Both sides of the family havent really been very good at being supportive with our situation. I dont understand it. I spoke to someone yest who has just been told that her 2 year old may be autistic she said her parents had been in tears on the phone etc. Mine - well I get a "oh, yeah..." and not much else other than comments about my neice, comparing her, oh yes well she does this and that, i feel they dont believe what i am saying or see the seriousness in it! I went over to my mums when i was feeling really low which she knew and she went on and on about her holiday she had just come back from and all the nice days out she had recently i felt like screaming!

My husband told his dad and he didnt say anything either?!

sagandswing Sun 25-Nov-12 22:11:30

The in-laws are absolute stars, all of my Ds's difficulties were highlighted by the school a few years ago (I was oblivious shock, my Ds had his quirks and there were a few times when I had some scratch my head moments smile but otherwise I always stood by my belief that everyone is different) I had a tough time handling numerous phone calls about Ds's behaviour or his work (or rather very little of it) My Dh at that time didn't really seem to take in what I was telling him because at the end of the day he was at work so why should he hmm. But after everything got too much and my Mil pointing out I had lost a lot of weight I had a small breakdown blush she went through the roof with me for not saying anything before, gave Dh a swift boot up the backside and then googled like crazy!! took me along to various support groups (when I didn't know what to do next) who pointed me towards Parent Partnership and Camhs, she did a diary, contacted the educational psychology department (without my knowledge,which I found a little bit naughty but seemed to speed things up ALOT), came to any meetings with the school or GP, and she and Fil are all set to pay for anything we may need if it should come to it because they want to help my Ds.

Now MY parents on the other hand.............My mum always comes up with a mysterious illness if you mention anything that does not concern her, believes that smacking is all a child needs to keep them in line, thinks my Ds is a marde arse because I actually take the time to acknowledge that he has thoughts and feelings because he is a human being not a peice of meat put on earth to shut up, listen, and do what he is told when he is told.
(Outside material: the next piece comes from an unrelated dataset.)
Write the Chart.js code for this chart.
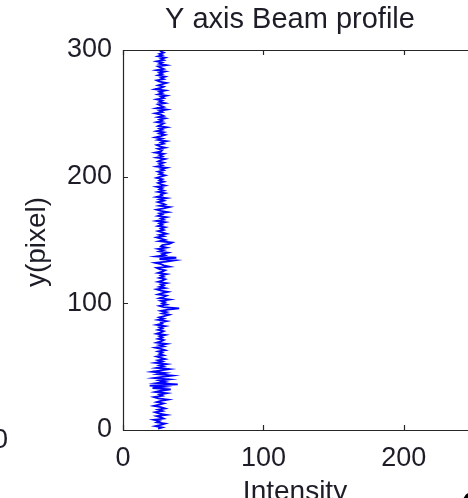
<!DOCTYPE html>
<html>
<head>
<meta charset="utf-8">
<script src="https://cdn.jsdelivr.net/npm/chart.js@4/dist/chart.umd.min.js"></script>
<style>
  html, body { margin: 0; padding: 0; background: #ffffff; overflow: hidden; }
  #wrap { position: relative; width: 480px; height: 498px; }
</style>
</head>
<body>
<div id="wrap"><canvas id="c" width="480" height="498"></canvas></div>
<script>
// Summed intensity along each row of the beam image, rows 1..300
const intensity = [
  25,28,23,27,30,24,26,22,29,27,24,31,26,23,28,25,30,27,22,26,
  29,24,27,32,25,22,28,26,31,23,27,34,21,29,19,39,24,30,26,33,
  22,28,35,25,30,21,27,33,24,29,26,31,23,28,25,30,27,24,29,26,
  28,25,30,27,23,29,26,31,24,27,29,25,28,26,30,24,27,29,25,28,
  26,30,24,28,27,31,25,29,26,30,33,28,31,27,32,40,29,26,31,28,
  30,27,33,26,29,31,25,28,32,27,24,30,26,29,27,31,25,28,30,26,
  29,27,31,25,28,30,26,24,33,29,27,23,31,37,26,38,24,30,28,32,
  26,29,25,31,27,28,33,35,26,30,27,24,29,26,31,28,25,29,27,30,
  25,28,26,30,24,29,27,31,25,28,26,32,27,24,29,33,26,30,28,25,
  29,26,31,24,28,27,30,25,29,26,28,24,30,27,25,29,26,28,24,27,
  30,26,28,25,29,27,31,24,28,26,29,25,27,30,24,28,26,29,23,27,
  28,25,30,26,24,29,27,31,25,28,23,27,30,26,29,24,28,26,31,25,
  27,29,24,28,26,30,25,29,27,23,28,26,31,24,29,27,25,30,26,28,
  24,29,27,31,25,28,26,30,23,27,29,25,28,31,26,24,29,27,30,25,
  28,26,30,24,29,27,25,31,26,28,24,29,27,30,25,28,26,29,27,28
];
const pixelRows = intensity.map((_, i) => i + 1);

const xTicks = [0, 100, 200];
const yTicks = [0, 100, 200, 300];
const xRange = [0, 250];
const yRange = [0, 300];

const titleText = 'Y axis Beam profile';
const xLabel = 'Intensity';
const yLabel = 'y(pixel)';

const FONT = '"Liberation Sans", Arial, sans-serif';
const TEXT = '#1d1d28';
const AXIS = '#262626';

const points = pixelRows.map((r, i) => ({ x: intensity[i], y: r }));

// Box, inward ticks and the text around the axes
const framePlugin = {
  id: 'frame',
  afterDraw(chart) {
    const { ctx, chartArea: a, scales } = chart;
    ctx.save();
    ctx.strokeStyle = AXIS;
    ctx.lineWidth = 1.2;
    ctx.beginPath();
    ctx.moveTo(a.left + 0.5, a.top + 0.5);
    ctx.lineTo(a.right + 0.5, a.top + 0.5);
    ctx.lineTo(a.right + 0.5, a.bottom + 0.5);
    ctx.lineTo(a.left + 0.5, a.bottom + 0.5);
    ctx.closePath();
    ctx.stroke();

    const tl = 5;
    ctx.beginPath();
    xTicks.forEach(v => {
      const px = Math.round(scales.x.getPixelForValue(v)) + 0.5;
      ctx.moveTo(px, a.bottom); ctx.lineTo(px, a.bottom - tl);
      ctx.moveTo(px, a.top); ctx.lineTo(px, a.top + tl);
    });
    yTicks.forEach(v => {
      const py = Math.round(scales.y.getPixelForValue(v)) + 0.5;
      ctx.moveTo(a.left, py); ctx.lineTo(a.left + tl, py);
      ctx.moveTo(a.right, py); ctx.lineTo(a.right - tl, py);
    });
    ctx.stroke();

    ctx.fillStyle = TEXT;
    ctx.font = '29px ' + FONT;
    ctx.textAlign = 'center';
    ctx.textBaseline = 'alphabetic';
    ctx.fillText(titleText, 290, 28);
    ctx.font = '28px ' + FONT;
    ctx.fillText(xLabel, 295, 500);

    ctx.save();
    ctx.translate(37, (a.top + a.bottom) / 2 + 2);
    ctx.rotate(-Math.PI / 2);
    ctx.textBaseline = 'middle';
    ctx.fillText(yLabel, 0, 0);
    ctx.restore();

    // neighbouring panels' edges
    ctx.textAlign = 'right';
    ctx.textBaseline = 'middle';
    ctx.fillText('0', 8, 440);
    ctx.fillStyle = '#000000';
    ctx.font = 'bold 30px ' + FONT;
    ctx.textAlign = 'left';
    ctx.textBaseline = 'alphabetic';
    ctx.fillText('C', 462, 512);
    ctx.restore();
  }
};

new Chart(document.getElementById('c'), {
  type: 'scatter',
  data: {
    datasets: [{
      data: points,
      showLine: true,
      borderColor: '#0000ff',
      borderWidth: 1.8,
      pointRadius: 0,
      tension: 0,
      fill: false
    }]
  },
  options: {
    responsive: false,
    animation: false,
    layout: { padding: { top: 50, right: 6, left: 0, bottom: 0 } },
    plugins: {
      legend: { display: false },
      tooltip: { enabled: false },
      title: { display: false }
    },
    scales: {
      x: {
        type: 'linear',
        min: xRange[0], max: xRange[1],
        grid: { display: false },
        border: { display: false },
        afterBuildTicks: s => { s.ticks = xTicks.map(v => ({ value: v })); },
        afterFit: s => { s.height = 68; },
        ticks: {
          padding: 4,
          color: TEXT,
          font: { family: FONT, size: 27 },
          maxRotation: 0
        }
      },
      y: {
        type: 'linear',
        min: yRange[0], max: yRange[1],
        grid: { display: false },
        border: { display: false },
        afterBuildTicks: s => { s.ticks = yTicks.map(v => ({ value: v })); },
        afterFit: s => { s.width = 123; },
        ticks: {
          padding: 3,
          color: TEXT,
          font: { family: FONT, size: 27 }
        }
      }
    }
  },
  plugins: [framePlugin]
});
</script>
</body>
</html>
Seems to get a kick out of blatantly winding my Ds up and then expects me to discipline (rather than talk to him) when he becomes rude and badly behaved but can't seem to understand when I sit her down and ask her not to do it!. As for my dad its a case of out of sight...out of mind.

Learning70 Sun 25-Nov-12 23:10:07

All the GPS seem to be coming round. I have found letting them have some hands on experience quite helpful. It's a bit easier for them to get it when they are in the firing line and not sitting on their bums, drinking coffee and tut tutting about 'my day' etc. The in laws may have embraced it a bit too well as they bollocked my next door neighbours about making a noise! My FIL called my neighbour a rude word and told him he was upsetting the autistic child! The first bit was factually correct but my child isn't diagnosed so we weren't actually planning on broadcasting it yet. Well never really but hey Ho lol. My mum is finally come round but I don't think she will ever truly get it. They are all in their 70s anyway so prob not a great practical help. Tbh as and when I do get a diagnosis, anyone still making noises about it being our fault can do one. End of.

justaboutchilledout Sun 25-Nov-12 23:11:36

Message withdrawn at poster's request.

sagandswing Mon 26-Nov-12 01:14:34

I know justabout I dread to think what kind of a state I would be in now if it wasn't for them, my Mil has been a rock but I can see she is just as upset as me that my Ds could be autistic, I just wish my Dh was the same sad.